In the Asian phase III TERRA trial, trifluridine/tipiracil (Lonsurf) produced a significant improvement in overall survival vs placebo among patients with metastatic colorectal cancer refractory or intolerant of standard chemotherapies with or without exposure to biologic therapies. These findings were reported in the Journal of Clinical Oncology by Xu et al.

Study Details

In the double-blind trial, 406 patients from 30 sites in China, the Republic of Korea, and Thailand who were refractory to or intolerant of at least 2 prior chemotherapy regimens were randomized 2:1 between October 2013 and June 2015 to receive oral trifluridine/tipiracil at 35 mg/m2 per dose twice a day orally for 5 days on and 2 days off for 2 weeks followed by 14 days off per 28-day cycle (n = 271) or placebo (n = 135). Targeted biologic therapy had been received by 55% of the trifluridine/tipiracil group and 49% of the placebo group, and 63% of each group had KRAS wild-type status. The primary endpoint was overall survival in the intent-to-treat population.

Overall Survival

Median follow-up was 13.8 months in the trifluridine/tipiracil group and 13.4 months in the placebo group. Median overall survival was 7.8 months vs 7.1 months (hazard ratio [HR] = 0.79, P = .035). Median progression-free survival was 2.0 months vs 1.8 months (HR = 0.43, P < .001). Subgroup analysis indicated a similar survival benefit of trifluridine/tipiracil among patients with wild-type KRAS (median = 8.6 vs 7.4 months, HR = 0.77, P = .083) and those with mutant KRAS (median = 7.0 vs 6.5 months, HR = 0.83, P = .228; P = .885 for interaction).

Adverse Events

Drug-related grade ≥ 3 adverse events occurred in 46% vs 10% of patients, with the most common in the trifluridine/tipiracil group being neutropenia (33%), leukopenia (21%), and anemia (18%). No febrile neutropenia was reported. Serious adverse events occurred in 23% vs 24% of patients. Adverse events led to treatment discontinuation in 10% of both groups. No treatment-related deaths were observed.

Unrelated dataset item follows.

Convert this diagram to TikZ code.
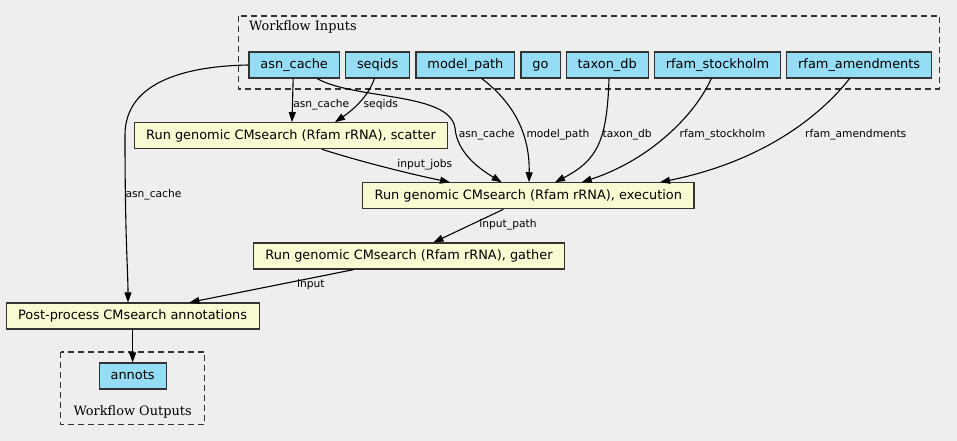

The investigators concluded: “Trifluridine/tipiracil has a statistically significant survival benefit compared with placebo in Asian patients with [metastatic colorectal cancer] refractory to or intolerant of standard chemotherapies, regardless of exposure to biologic therapy. The safety profile is similar to previous reports.”

The study was supported by Taiho Pharmaceutical.

Jin Li, MD, of the Tongji University Affiliated Shanghai East Hospital, is the corresponding author of the Journal of Clinical Oncology article.

The content in this post has not been reviewed by the American Society of Clinical Oncology, Inc. (ASCO®) and does not necessarily reflect the ideas and opinions of ASCO®.